HPC
HPC

| HPC and Data for Lattice QCD

krun

HPC and Data for Lattice QCD

krun

Information related to the normal user

NOTE: Never use krun on a subset of Boards before
      setting the corresponding Root Mask (see 
      /zroot/tools/rootmask and HOWTO-rootboard)!!
      Otherwise the PC is likely to crash :-(

unit/run commands

(0) check whether PLD driver is installed:
		# /sbin/lsmod

	should show "plddrv" (or some variant of it)
(1) check whether the machine is used by someone else:
	Using `ps -aux` and searching for all possible
	programs (krun, taco, testmem, ...) is not convenient
	and safe. 
	Instead one should use 
		# /sbin/lsmod

	and check whether the column "used by" shows a 
	number > 0. This indicates that other processes 
	are using the PBs.
	The processes which use the PB can be found by
		# lsof /dev/apemem
(2) Loading the driver by hand :

		# /sbin/insmod [-f] $ZROOT/lib/<kernel-vers>/<driver-version.o>
	You get the kernel version via : uname -r
        E.g.: /sbin/insmod $ZROOT/lib/2.2.12/plddrv.o
(3) Check whether PB is present/seen:

		# krun -H 
	performs hard-reset and output is self-explaining
(2) Most common options to krun:
        -h, --help   
        -V, --version	print version number
        -H             	hard reset
        -t <mask>      	set Tz exception mask
        -j <mask>      	set Jn exception mask (recommended: -j 0x88)
        -G node|board|unit|crate|rack|tower

(3) Masking of Jn exceptions:
      	Jn ALU DENORM  and Jn LUT DENORM are (the only!) exceptions 
      	which can safely be ignored, because they serve only to 
      	monitor underflow (i.e. rounding of numbers to zero).
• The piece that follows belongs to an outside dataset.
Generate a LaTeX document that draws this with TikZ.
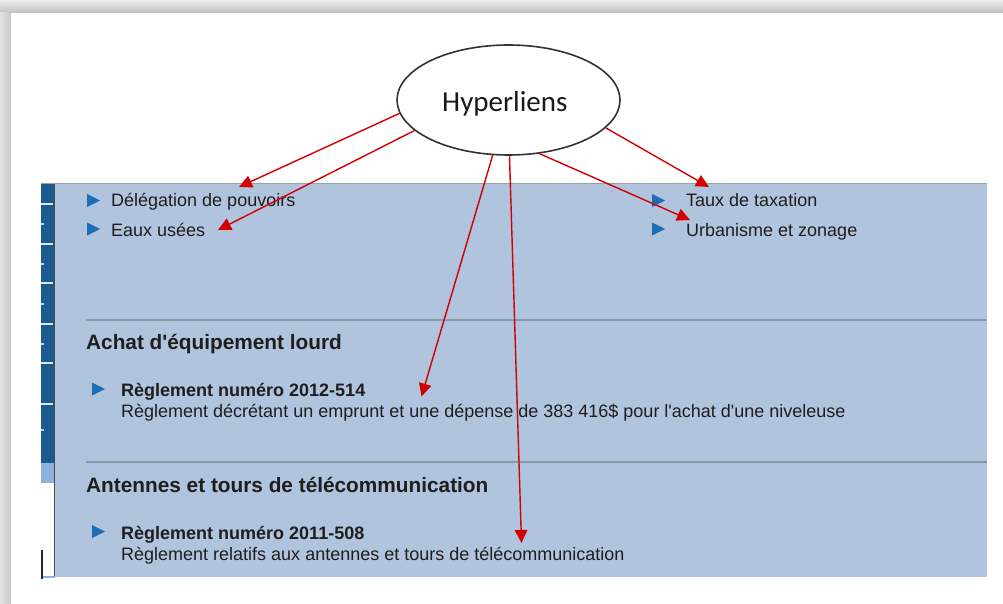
\documentclass[tikz,border=0pt]{standalone}
\usepackage{fontspec}
\setmainfont{Liberation Sans}
\newfontfamily\calib{Carlito}
\usetikzlibrary{shapes.geometric,arrows.meta}
\definecolor{panelblue}{HTML}{B0C4DE}
\definecolor{stripdark}{HTML}{1B5A8E}
\definecolor{striplight}{HTML}{8DB1DA}
\definecolor{sepgray}{HTML}{8C97A6}
\definecolor{bulblue}{HTML}{1F6DB3}
\definecolor{txtcol}{HTML}{1E1E1E}
\definecolor{arrred}{HTML}{D20000}
\tikzset{
  txt/.style={anchor=base west, inner sep=0pt, text=txtcol, font=\fontsize{18}{21}\selectfont},
  btxt/.style={anchor=base west, inner sep=0pt, text=txtcol, font=\fontsize{18}{21}\selectfont\bfseries},
  htxt/.style={anchor=base west, inner sep=0pt, text=txtcol, font=\fontsize{20.8}{24}\selectfont\bfseries},
  link/.style={draw=arrred, line width=1.4pt, -{Triangle[length=13pt,width=12.5pt]}, fill=arrred},
  bubble/.style={ellipse, draw=black!80, line width=1.6pt, fill=white, minimum width=223pt, minimum height=110pt, inner sep=0pt},
  bubtxt/.style={anchor=base west, inner sep=0pt, font=\calib\fontsize{29}{33}\selectfont, text=black!90}
}
\newcommand{\bulx}[2]{\fill[bulblue] (#1,#2-6.5) -- (#1+13,#2) -- (#1,#2+6.5) -- cycle;}
\begin{document}
\begin{tikzpicture}[x=1pt,y=-1pt]
\useasboundingbox (0,0) rectangle (1003,604);
% page shadow
\fill[gray!45] (0,0) rectangle (1003,604);
\shade[top color=gray!15, bottom color=gray!50] (0,0) rectangle (1003,13);
\shade[left color=gray!22, right color=gray!45] (0,13) rectangle (11,604);
\fill[white] (11,13) rectangle (1003,604);
% panel
\fill[panelblue] (55,183) rectangle (987,577);
\draw[gray!75, line width=1.5pt] (41,183.5) -- (987,183.5);
% left strip
\fill[stripdark] (41,184) rectangle (54,463);
\fill[striplight] (41,463) rectangle (54,483);
\draw[black!70, line width=1.2pt] (54.8,184) -- (54.8,577);
\draw[striplight, line width=1.2pt] (41,577) -- (55,577);
\draw[black!85, line width=1.2pt] (42,550) -- (42,579);
\foreach \yy in {204,244,283,324,363,404} {\draw[white!85!stripdark, line width=1.3pt] (41,\yy) -- (53,\yy);}
\foreach \yy in {224,264,304,344,430} {\draw[white!70!stripdark, line width=1.3pt] (41,\yy) -- (44,\yy);}
% separators
\draw[sepgray, line width=1.3pt] (86,320) -- (987,320);
\draw[sepgray, line width=1.3pt] (86,462) -- (987,462);
% bullets
\bulx{87}{200.5}
\bulx{87}{229}
\bulx{652}{200.5}
\bulx{652}{229}
\bulx{92}{389}
\bulx{92}{531.5}
% texts
\node[txt] (t1) at (111,207) {Délégation de pouvoirs};
\node[txt] (t2) at (111,236) {Eaux usées};
\node[txt] (t3) at (686,207) {Taux de taxation};
\node[txt] (t4) at (686,236) {Urbanisme et zonage};
\node[htxt] (h1) at (86,349) {Achat d\textquotesingle équipement lourd};
\node[btxt] (r1) at (121,396) {Règlement numéro 2012-514};
\node[txt] (d1) at (121,417) {Règlement décrétant un emprunt et une dépense de 383 416\$ pour l\textquotesingle achat d\textquotesingle une niveleuse};
\node[htxt] (h2) at (86,492) {Antennes et tours de télécommunication};
\node[btxt] (r2) at (121,539) {Règlement numéro 2011-508};
\node[txt] (d2) at (121,560) {Règlement relatifs aux antennes et tours de télécommunication};
% bubble
\node[bubble] (hl) at (508.5,100) {};
\node[bubtxt] (hltext) at (442,112) {Hyperliens};
% arrow targets
\coordinate (a1) at (239,187);
\coordinate (a2) at (218,230);
\coordinate (a3) at (421.5,396.5);
\coordinate (a4) at (521.5,543);
\coordinate (a5) at (690,220);
\coordinate (a6) at (709,187);
\draw[link] (hl.187) -- (a1);
\draw[link] (hl.198.5) -- (a2);
\draw[link] (hl.254.3) -- (a3);
\draw[link] (hl.271.6) -- (a4);
\draw[link] (hl.300.3) -- (a5);
\draw[link] (hl.344.1) -- (a6);
\end{tikzpicture}
\end{document}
To 
	mask them, use 
	# krun -j 0x88
(4) Running on more than one PB:
	OS Environment:
	---------------
    	OSSETCHREGS 	must be set to 1 
			(otherwise communications can not be opened)
    	OSNOROOT 	must be unset       
			(otherwise RootBoard is ignored)
    	OSPBMASK 	assign PB's executing a program
			all PB's of unit#0 work are used if not set
			1 -> only PB#0 
			2 -> only PB#1 
			4 -> only PB#2 
			8 -> only PB#3
			3 -> PB#0 & PB#1 
			e -> PB#1 & PB#2 & PB#3
			etc.

	Opening communications:
	-----------------------
	(by default the communications on each PB are closed
		krun -o Z       (opens Z direction)
    		krun -o YZ      (opens Y and Z direction)
    		etc.

Running on the SF simulator:

(0) use the bit-identical arithmetic in the SF simulator:
    -check whether ENV-variable SF_USE_FILU is set to 1
    -or set SF_USE_FILU right away
                                       setenv SF_USE_FILU 1 (csh)

                                       export SF_USE_FILU=1 (zsh)
                                       krun ...
    See HOWTO.sf for further details.